[Dataset items]
········
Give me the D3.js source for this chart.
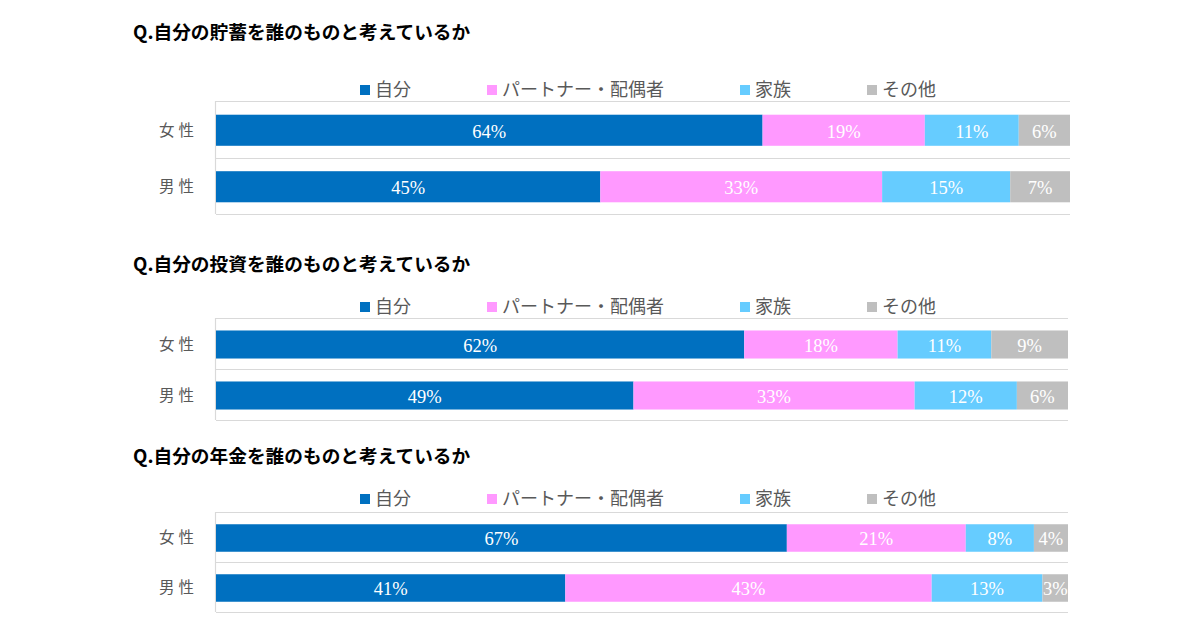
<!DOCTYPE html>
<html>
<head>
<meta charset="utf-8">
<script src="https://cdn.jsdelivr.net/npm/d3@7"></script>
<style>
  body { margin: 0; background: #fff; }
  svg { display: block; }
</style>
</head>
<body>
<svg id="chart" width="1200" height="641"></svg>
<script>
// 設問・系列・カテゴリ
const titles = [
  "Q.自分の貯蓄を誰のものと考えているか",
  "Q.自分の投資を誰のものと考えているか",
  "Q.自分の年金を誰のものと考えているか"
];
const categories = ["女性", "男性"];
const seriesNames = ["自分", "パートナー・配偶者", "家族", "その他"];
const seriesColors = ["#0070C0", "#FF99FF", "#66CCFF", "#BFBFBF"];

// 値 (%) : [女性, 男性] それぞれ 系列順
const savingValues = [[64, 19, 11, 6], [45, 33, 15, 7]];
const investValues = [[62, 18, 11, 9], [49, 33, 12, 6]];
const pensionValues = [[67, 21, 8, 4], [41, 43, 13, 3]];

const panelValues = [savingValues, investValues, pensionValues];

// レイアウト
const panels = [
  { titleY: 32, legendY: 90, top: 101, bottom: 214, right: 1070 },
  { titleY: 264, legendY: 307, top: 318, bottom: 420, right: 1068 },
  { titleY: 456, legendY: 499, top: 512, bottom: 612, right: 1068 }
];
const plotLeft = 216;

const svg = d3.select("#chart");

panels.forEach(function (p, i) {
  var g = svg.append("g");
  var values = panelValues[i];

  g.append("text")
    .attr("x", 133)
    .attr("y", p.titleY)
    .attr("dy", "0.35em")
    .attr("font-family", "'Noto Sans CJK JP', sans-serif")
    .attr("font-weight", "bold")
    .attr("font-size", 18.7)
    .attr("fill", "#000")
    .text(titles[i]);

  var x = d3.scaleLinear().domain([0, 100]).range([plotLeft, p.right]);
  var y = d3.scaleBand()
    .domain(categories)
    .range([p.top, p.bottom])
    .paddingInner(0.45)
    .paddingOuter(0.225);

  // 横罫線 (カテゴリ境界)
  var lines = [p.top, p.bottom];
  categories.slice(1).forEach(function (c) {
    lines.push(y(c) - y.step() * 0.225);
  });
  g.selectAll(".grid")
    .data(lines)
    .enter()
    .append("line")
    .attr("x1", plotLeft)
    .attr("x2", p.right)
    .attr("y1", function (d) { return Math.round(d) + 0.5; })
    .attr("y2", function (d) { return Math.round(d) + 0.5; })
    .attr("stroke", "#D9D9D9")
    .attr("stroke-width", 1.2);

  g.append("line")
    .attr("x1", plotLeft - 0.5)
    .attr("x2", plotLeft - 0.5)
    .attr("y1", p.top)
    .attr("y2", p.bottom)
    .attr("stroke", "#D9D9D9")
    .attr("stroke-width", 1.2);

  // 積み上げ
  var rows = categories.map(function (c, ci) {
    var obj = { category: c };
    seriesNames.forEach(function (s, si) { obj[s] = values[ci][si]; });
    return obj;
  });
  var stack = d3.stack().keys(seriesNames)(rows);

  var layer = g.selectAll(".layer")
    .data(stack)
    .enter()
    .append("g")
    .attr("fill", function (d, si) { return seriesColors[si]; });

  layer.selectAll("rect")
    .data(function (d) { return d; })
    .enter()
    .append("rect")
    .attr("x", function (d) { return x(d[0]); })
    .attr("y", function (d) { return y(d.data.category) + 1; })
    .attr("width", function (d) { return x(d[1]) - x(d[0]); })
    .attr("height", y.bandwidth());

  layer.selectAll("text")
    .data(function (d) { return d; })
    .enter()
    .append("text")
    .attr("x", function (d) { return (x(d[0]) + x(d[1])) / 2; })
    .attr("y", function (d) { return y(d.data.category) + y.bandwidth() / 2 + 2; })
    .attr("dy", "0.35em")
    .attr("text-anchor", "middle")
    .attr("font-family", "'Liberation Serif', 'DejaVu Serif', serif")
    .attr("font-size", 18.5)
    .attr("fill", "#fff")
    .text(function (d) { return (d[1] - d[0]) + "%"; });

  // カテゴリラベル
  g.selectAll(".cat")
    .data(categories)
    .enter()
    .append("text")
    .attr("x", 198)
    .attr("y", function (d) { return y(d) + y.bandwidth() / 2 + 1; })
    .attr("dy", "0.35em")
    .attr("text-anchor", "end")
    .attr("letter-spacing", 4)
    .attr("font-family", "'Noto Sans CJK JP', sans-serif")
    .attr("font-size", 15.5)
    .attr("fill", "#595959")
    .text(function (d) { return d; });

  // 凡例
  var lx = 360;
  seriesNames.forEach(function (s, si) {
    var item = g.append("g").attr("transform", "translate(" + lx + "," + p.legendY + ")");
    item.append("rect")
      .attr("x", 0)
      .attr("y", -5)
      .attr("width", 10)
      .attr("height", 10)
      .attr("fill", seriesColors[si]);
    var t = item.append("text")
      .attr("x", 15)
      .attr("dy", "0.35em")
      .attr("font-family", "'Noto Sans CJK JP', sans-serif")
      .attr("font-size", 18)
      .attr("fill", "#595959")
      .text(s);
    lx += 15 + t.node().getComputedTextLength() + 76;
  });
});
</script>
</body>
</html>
········
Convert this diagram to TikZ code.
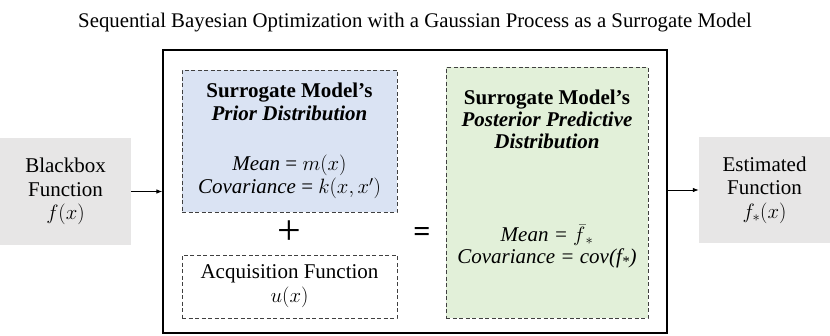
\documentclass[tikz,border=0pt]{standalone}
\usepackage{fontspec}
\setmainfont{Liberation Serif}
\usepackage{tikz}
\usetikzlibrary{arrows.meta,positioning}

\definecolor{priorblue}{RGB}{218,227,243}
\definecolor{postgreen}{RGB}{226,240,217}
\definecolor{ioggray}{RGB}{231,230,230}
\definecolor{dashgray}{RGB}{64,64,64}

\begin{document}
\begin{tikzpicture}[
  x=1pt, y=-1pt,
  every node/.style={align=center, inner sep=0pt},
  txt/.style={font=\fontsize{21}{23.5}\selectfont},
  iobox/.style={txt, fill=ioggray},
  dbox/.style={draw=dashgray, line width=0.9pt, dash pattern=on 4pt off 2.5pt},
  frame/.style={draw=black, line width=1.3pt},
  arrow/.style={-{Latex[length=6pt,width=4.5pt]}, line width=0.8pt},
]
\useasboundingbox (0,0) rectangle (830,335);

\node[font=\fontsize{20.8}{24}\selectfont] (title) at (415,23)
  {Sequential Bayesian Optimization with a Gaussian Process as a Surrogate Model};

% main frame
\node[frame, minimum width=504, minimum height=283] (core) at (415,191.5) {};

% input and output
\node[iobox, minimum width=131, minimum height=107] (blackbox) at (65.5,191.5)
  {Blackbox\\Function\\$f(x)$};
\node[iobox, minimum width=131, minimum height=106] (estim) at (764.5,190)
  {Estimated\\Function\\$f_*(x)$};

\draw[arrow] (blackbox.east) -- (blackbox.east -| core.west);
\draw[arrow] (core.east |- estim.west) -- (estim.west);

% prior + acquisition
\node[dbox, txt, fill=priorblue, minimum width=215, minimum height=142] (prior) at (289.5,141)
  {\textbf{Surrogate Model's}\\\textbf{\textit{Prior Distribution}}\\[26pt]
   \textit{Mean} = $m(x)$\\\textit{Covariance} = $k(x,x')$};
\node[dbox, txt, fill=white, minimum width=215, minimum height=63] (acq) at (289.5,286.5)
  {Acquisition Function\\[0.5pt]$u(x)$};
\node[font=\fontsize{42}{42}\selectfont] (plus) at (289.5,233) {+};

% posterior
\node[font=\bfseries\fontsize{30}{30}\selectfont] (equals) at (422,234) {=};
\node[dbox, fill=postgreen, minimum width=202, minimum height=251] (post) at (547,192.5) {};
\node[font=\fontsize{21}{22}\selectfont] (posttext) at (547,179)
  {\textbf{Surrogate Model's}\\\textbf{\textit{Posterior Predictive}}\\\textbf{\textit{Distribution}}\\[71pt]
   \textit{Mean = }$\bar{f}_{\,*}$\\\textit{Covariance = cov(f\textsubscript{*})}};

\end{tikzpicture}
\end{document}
········
▸ Task instructions
Pull out only the lines from the one with "Convert this diagram to TikZ code." up to and including the one with "estim.west) -- (estim.west);", and drop any pictures along the way.

▸ Task answer
Convert this diagram to TikZ code.
\documentclass[tikz,border=0pt]{standalone}
\usepackage{fontspec}
\setmainfont{Liberation Serif}
\usepackage{tikz}
\usetikzlibrary{arrows.meta,positioning}

\definecolor{priorblue}{RGB}{218,227,243}
\definecolor{postgreen}{RGB}{226,240,217}
\definecolor{ioggray}{RGB}{231,230,230}
\definecolor{dashgray}{RGB}{64,64,64}

\begin{document}
\begin{tikzpicture}[
  x=1pt, y=-1pt,
  every node/.style={align=center, inner sep=0pt},
  txt/.style={font=\fontsize{21}{23.5}\selectfont},
  iobox/.style={txt, fill=ioggray},
  dbox/.style={draw=dashgray, line width=0.9pt, dash pattern=on 4pt off 2.5pt},
  frame/.style={draw=black, line width=1.3pt},
  arrow/.style={-{Latex[length=6pt,width=4.5pt]}, line width=0.8pt},
]
\useasboundingbox (0,0) rectangle (830,335);

\node[font=\fontsize{20.8}{24}\selectfont] (title) at (415,23)
  {Sequential Bayesian Optimization with a Gaussian Process as a Surrogate Model};

% main frame
\node[frame, minimum width=504, minimum height=283] (core) at (415,191.5) {};

% input and output
\node[iobox, minimum width=131, minimum height=107] (blackbox) at (65.5,191.5)
  {Blackbox\\Function\\$f(x)$};
\node[iobox, minimum width=131, minimum height=106] (estim) at (764.5,190)
  {Estimated\\Function\\$f_*(x)$};

\draw[arrow] (blackbox.east) -- (blackbox.east -| core.west);
\draw[arrow] (core.east |- estim.west) -- (estim.west);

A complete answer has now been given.